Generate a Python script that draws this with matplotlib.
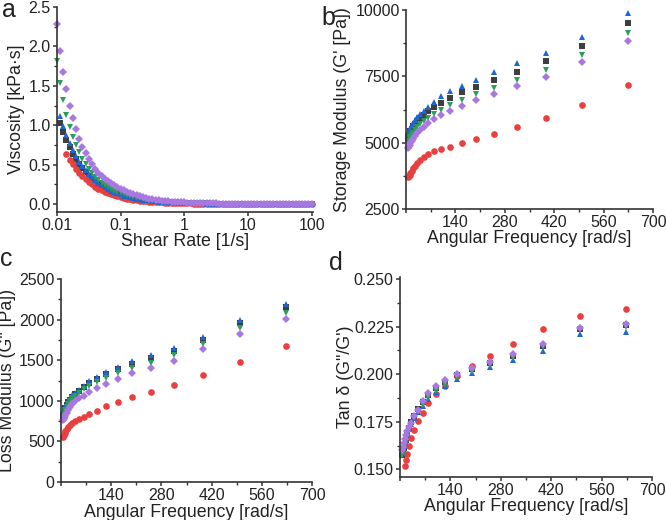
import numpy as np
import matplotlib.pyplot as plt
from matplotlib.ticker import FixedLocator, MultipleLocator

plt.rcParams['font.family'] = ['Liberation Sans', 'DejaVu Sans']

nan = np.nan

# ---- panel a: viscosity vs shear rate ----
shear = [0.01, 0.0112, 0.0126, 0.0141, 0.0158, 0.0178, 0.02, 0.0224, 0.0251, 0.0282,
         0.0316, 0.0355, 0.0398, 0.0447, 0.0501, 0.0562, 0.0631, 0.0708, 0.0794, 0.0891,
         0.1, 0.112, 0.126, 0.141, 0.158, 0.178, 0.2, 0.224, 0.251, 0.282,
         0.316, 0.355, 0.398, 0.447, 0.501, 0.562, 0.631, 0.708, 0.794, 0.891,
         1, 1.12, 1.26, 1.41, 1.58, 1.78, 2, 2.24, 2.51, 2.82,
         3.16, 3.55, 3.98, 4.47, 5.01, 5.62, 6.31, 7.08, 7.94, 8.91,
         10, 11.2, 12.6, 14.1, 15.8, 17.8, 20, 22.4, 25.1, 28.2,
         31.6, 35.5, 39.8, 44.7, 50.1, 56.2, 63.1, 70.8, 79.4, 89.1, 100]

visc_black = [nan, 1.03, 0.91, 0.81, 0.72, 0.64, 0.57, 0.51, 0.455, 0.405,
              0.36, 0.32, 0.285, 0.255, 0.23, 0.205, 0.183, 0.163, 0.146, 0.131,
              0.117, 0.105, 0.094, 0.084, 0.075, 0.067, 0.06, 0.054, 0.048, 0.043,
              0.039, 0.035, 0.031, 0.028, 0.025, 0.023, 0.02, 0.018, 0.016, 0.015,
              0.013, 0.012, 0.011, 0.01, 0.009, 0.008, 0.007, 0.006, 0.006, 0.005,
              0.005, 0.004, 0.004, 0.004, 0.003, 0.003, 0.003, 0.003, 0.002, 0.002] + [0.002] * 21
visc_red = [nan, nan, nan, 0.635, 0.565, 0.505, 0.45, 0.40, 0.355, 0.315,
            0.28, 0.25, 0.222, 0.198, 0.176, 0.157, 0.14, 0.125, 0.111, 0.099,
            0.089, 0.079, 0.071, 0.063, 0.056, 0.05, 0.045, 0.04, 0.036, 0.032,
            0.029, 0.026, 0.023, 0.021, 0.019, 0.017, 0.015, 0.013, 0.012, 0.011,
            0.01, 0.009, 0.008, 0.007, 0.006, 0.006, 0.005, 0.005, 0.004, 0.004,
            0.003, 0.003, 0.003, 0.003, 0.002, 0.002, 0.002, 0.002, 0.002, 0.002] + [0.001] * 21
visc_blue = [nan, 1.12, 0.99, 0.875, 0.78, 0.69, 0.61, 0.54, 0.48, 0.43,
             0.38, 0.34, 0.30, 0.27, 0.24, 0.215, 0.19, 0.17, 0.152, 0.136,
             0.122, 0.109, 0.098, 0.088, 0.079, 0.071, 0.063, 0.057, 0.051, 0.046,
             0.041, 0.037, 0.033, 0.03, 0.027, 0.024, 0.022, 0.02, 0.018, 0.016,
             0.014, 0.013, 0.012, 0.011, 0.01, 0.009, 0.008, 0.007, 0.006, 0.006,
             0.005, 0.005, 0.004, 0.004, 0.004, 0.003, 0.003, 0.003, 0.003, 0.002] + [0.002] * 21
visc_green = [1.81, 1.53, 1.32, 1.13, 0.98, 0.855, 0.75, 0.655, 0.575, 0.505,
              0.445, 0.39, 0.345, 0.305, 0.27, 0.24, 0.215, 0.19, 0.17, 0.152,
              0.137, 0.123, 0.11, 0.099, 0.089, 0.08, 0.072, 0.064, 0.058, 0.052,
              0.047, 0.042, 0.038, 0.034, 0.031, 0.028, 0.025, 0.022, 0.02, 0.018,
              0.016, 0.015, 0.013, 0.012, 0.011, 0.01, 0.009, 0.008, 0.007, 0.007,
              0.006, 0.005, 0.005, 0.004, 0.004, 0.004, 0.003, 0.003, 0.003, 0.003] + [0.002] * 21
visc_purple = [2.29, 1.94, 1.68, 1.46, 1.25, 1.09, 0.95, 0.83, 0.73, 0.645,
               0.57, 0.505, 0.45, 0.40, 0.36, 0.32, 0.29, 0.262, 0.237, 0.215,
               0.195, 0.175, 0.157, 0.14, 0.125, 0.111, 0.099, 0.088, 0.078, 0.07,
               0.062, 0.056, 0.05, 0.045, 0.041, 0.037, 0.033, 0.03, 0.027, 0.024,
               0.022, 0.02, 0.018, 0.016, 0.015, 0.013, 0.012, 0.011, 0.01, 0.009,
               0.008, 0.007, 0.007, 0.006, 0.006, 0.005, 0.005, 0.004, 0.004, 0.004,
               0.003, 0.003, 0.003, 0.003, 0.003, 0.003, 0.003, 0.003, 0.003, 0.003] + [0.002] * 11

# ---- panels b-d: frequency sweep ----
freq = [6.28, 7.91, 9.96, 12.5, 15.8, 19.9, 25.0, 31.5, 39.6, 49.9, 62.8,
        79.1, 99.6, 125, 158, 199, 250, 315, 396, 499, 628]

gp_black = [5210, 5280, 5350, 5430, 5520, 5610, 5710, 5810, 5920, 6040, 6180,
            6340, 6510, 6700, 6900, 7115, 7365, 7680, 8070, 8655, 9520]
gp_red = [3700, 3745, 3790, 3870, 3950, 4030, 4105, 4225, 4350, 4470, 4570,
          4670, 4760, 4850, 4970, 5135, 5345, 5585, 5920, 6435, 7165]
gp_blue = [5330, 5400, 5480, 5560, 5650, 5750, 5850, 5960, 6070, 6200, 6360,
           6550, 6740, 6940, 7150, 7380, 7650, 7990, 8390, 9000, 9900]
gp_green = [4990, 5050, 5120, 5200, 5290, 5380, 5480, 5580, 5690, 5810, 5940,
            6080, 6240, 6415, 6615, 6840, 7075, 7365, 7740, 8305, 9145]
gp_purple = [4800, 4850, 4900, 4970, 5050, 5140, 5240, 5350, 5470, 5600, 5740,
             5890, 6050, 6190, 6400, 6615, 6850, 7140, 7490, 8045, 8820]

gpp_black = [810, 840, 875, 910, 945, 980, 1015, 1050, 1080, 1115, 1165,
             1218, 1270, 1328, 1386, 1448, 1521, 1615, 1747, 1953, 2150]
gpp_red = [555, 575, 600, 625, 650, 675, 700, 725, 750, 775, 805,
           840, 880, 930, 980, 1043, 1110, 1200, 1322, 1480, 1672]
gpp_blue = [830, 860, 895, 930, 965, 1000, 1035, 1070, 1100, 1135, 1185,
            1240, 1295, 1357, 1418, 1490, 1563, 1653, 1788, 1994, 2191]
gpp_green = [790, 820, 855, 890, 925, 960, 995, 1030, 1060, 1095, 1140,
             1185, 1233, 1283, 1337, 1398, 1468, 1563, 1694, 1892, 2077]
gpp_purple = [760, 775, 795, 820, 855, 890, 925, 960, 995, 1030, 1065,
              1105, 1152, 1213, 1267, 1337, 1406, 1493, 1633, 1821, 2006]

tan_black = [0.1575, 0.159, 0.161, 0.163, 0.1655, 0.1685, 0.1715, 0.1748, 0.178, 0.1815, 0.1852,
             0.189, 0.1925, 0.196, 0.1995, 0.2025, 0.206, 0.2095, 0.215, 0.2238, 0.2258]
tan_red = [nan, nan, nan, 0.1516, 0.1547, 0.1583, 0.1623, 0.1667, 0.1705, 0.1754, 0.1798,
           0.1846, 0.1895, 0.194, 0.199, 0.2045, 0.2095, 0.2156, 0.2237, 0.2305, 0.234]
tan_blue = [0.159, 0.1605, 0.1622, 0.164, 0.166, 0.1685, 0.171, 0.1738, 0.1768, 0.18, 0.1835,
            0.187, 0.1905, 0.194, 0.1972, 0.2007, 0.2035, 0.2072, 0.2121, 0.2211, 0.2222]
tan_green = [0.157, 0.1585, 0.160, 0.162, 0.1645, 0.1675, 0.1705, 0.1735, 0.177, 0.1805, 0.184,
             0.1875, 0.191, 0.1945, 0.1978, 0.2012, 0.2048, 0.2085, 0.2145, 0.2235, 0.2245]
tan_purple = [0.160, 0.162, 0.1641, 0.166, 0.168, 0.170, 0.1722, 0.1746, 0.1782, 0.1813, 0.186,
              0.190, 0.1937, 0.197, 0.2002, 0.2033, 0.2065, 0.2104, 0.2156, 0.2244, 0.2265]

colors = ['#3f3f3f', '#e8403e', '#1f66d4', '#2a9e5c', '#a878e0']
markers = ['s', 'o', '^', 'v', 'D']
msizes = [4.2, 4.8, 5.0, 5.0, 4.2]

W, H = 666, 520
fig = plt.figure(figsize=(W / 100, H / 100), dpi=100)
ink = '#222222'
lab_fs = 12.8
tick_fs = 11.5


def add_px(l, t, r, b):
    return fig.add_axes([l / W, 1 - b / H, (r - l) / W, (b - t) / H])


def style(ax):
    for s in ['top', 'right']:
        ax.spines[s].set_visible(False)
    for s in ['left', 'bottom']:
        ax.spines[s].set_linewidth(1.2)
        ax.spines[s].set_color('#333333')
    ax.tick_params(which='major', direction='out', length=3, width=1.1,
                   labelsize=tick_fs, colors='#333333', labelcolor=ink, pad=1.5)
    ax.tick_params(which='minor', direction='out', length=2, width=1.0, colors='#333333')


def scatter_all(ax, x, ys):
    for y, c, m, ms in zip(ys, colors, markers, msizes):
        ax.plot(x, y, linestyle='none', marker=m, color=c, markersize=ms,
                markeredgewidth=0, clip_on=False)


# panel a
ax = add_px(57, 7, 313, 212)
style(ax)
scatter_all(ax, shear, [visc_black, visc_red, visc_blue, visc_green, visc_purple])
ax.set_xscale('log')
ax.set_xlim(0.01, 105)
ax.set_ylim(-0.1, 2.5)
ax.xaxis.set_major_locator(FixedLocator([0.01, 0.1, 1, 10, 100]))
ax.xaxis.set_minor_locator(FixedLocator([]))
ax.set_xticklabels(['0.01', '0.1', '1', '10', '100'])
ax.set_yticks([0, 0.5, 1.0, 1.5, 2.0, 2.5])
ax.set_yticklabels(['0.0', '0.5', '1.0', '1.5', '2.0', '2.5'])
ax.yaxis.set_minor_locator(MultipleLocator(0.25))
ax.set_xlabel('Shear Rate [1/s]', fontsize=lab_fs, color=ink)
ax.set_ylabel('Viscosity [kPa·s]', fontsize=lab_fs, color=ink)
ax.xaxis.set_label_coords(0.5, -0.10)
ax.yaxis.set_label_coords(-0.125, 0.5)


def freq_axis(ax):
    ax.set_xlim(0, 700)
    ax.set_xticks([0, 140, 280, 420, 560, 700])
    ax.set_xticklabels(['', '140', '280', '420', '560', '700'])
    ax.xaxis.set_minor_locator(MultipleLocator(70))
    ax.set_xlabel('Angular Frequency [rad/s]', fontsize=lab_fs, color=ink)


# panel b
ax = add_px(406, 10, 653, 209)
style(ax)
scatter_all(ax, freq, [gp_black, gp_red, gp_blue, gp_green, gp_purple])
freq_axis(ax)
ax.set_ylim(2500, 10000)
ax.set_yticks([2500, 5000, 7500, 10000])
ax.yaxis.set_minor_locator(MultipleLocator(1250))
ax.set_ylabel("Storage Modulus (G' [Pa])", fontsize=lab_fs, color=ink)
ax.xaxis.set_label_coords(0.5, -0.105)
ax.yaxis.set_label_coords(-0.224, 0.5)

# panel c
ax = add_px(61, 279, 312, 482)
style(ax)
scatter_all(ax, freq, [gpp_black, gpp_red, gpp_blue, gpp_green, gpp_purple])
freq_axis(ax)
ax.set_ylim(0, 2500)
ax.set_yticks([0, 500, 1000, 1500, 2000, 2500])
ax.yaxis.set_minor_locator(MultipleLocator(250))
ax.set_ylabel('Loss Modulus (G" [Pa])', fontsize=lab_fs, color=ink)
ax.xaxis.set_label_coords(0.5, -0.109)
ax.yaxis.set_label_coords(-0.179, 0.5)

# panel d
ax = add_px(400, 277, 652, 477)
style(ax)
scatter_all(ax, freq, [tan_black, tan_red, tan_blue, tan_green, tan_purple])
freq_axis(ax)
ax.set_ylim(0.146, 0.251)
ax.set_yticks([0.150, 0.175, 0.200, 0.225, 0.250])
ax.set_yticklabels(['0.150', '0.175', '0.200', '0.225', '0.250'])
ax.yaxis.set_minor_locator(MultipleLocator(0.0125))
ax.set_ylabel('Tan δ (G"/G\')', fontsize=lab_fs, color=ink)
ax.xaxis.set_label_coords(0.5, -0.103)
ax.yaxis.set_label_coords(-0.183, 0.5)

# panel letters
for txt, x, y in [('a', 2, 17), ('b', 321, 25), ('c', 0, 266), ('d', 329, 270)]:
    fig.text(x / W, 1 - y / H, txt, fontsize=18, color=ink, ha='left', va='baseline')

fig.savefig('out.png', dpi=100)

TASK TO COMPLETE: Take the material above from its first line through the line holding "31.6, 35.5, 39.8, 44.7, 50.1, 56.2, 63.1, 70.8, 79.4, 89.1, 100]" and set it down exactly, without the pictures.

THE OUTPUT:
Generate a Python script that draws this with matplotlib.
import numpy as np
import matplotlib.pyplot as plt
from matplotlib.ticker import FixedLocator, MultipleLocator

plt.rcParams['font.family'] = ['Liberation Sans', 'DejaVu Sans']

nan = np.nan

# ---- panel a: viscosity vs shear rate ----
shear = [0.01, 0.0112, 0.0126, 0.0141, 0.0158, 0.0178, 0.02, 0.0224, 0.0251, 0.0282,
         0.0316, 0.0355, 0.0398, 0.0447, 0.0501, 0.0562, 0.0631, 0.0708, 0.0794, 0.0891,
         0.1, 0.112, 0.126, 0.141, 0.158, 0.178, 0.2, 0.224, 0.251, 0.282,
         0.316, 0.355, 0.398, 0.447, 0.501, 0.562, 0.631, 0.708, 0.794, 0.891,
         1, 1.12, 1.26, 1.41, 1.58, 1.78, 2, 2.24, 2.51, 2.82,
         3.16, 3.55, 3.98, 4.47, 5.01, 5.62, 6.31, 7.08, 7.94, 8.91,
         10, 11.2, 12.6, 14.1, 15.8, 17.8, 20, 22.4, 25.1, 28.2,
         31.6, 35.5, 39.8, 44.7, 50.1, 56.2, 63.1, 70.8, 79.4, 89.1, 100]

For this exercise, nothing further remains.